I have been keeping close track of how much time I have spent studying these past couple of months. Now that we are almost to the exam, how many hours has everyone been putting in total? (estimates ok too) I finally started to feel settled about how much I knew/could do around 200 hours. I should end around 250. ( I am taking off this whole last week to review.) How does everyone else feel a WEEK before the test with what you have been studying?


----------



## Vinsanity (Apr 4, 2008)

starkman said:


> I have been keeping close track of how much time I have spent studying these past couple of months. Now that we are almost to the exam, how many hours has everyone been putting in total? (estimates ok too) I finally started to feel settled about how much I knew/could do around 200 hours. I should end around 250. ( I am taking off this whole last week to review.) How does everyone else feel a WEEK before the test with what you have been studying?




I think 200 to 250 hrs in three months is reasonable for me. what do you guys think?


----------



## ODB_PE (Apr 4, 2008)

Vinsanity said:


> I think 200 to 250 hrs in three months is reasonable for me. what do you guys think?


Theres a detailed thread around here somewhere that talks about this. Can't find it right now but I'm sure somebody will chime in.

200-300 is certainly not uncommon.
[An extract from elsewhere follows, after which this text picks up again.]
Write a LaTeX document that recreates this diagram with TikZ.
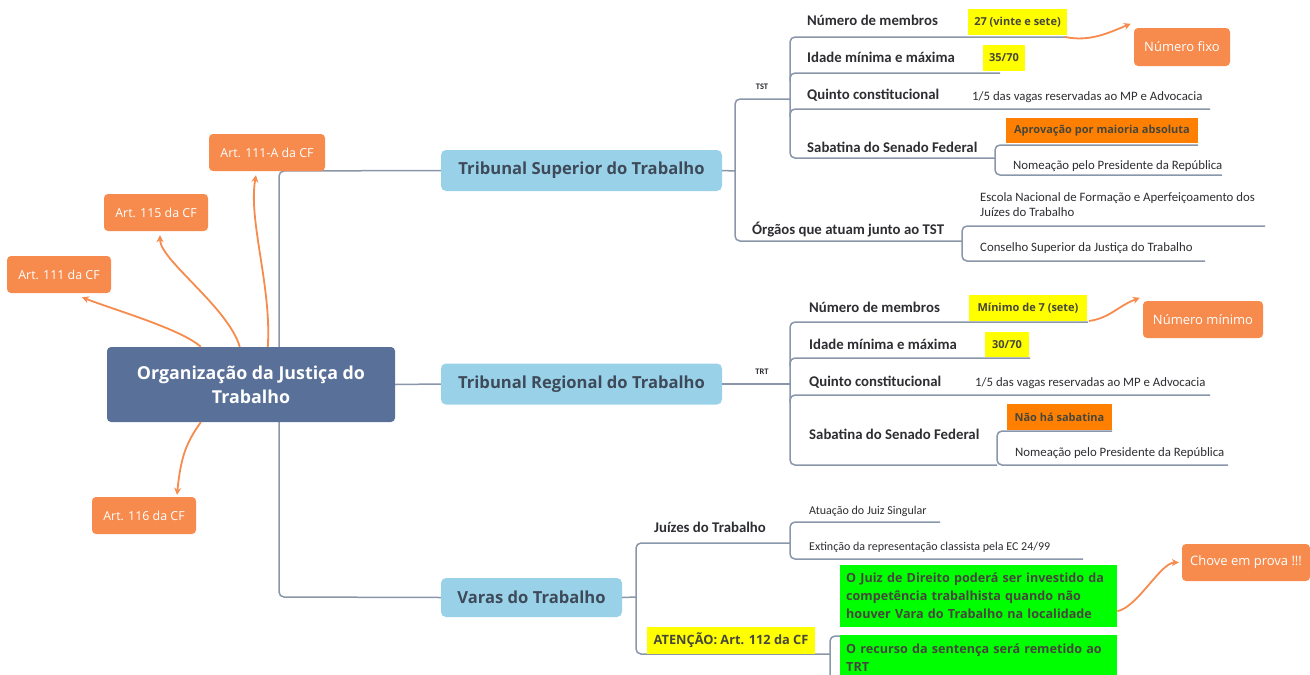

Some study more, some study less. But I would restate that I think somebody who is really pounding it (like starkman) should STOP studying Wednesday night, and spend Thursday organizing and doing mindless stuff.


----------



## starkman (Apr 4, 2008)

ODB_PE said:


> Theres a detailed thread around here somewhere that talks about this. Can't find it right now but I'm sure somebody will chime in.
> 200-300 is certainly not uncommon. Some study more, some study less. But I would restate that I think somebody who is really pounding it (like starkman) should STOP studying Wednesday night, and spend Thursday organizing and doing mindless stuff.



I agree actually, I am not studying Thursday. I'll just make sure I have everything in order. Can't be too stressed for the test. I have been studying around an hour a night, 4 or so sat and sunday. That has worked for me.


----------



## MC_Engineer (Jun 20, 2008)

I studied from January 5th through April 9th starting with about 20 hours per week and gradually ramping that up to I think about 60+ hours the last two weeks (NOT exaggerating, I got caught with my pants down RE the difficulty of Geotech depth and had to get through the entire DAS book in two weeks!)

So ... I was probably around 440 to 500 hours. I afforded myself the luxury of quitting my job in order to prepare for, take, and pass this exam on the first try while maintaining (and improving believe it or not) a social life.

Something that I did not consider when scheduling time to study was how much time you need to spend collecting general knowledge and reference materials.

Oh yeah, I passed the 2008 April Civil PE exam.


----------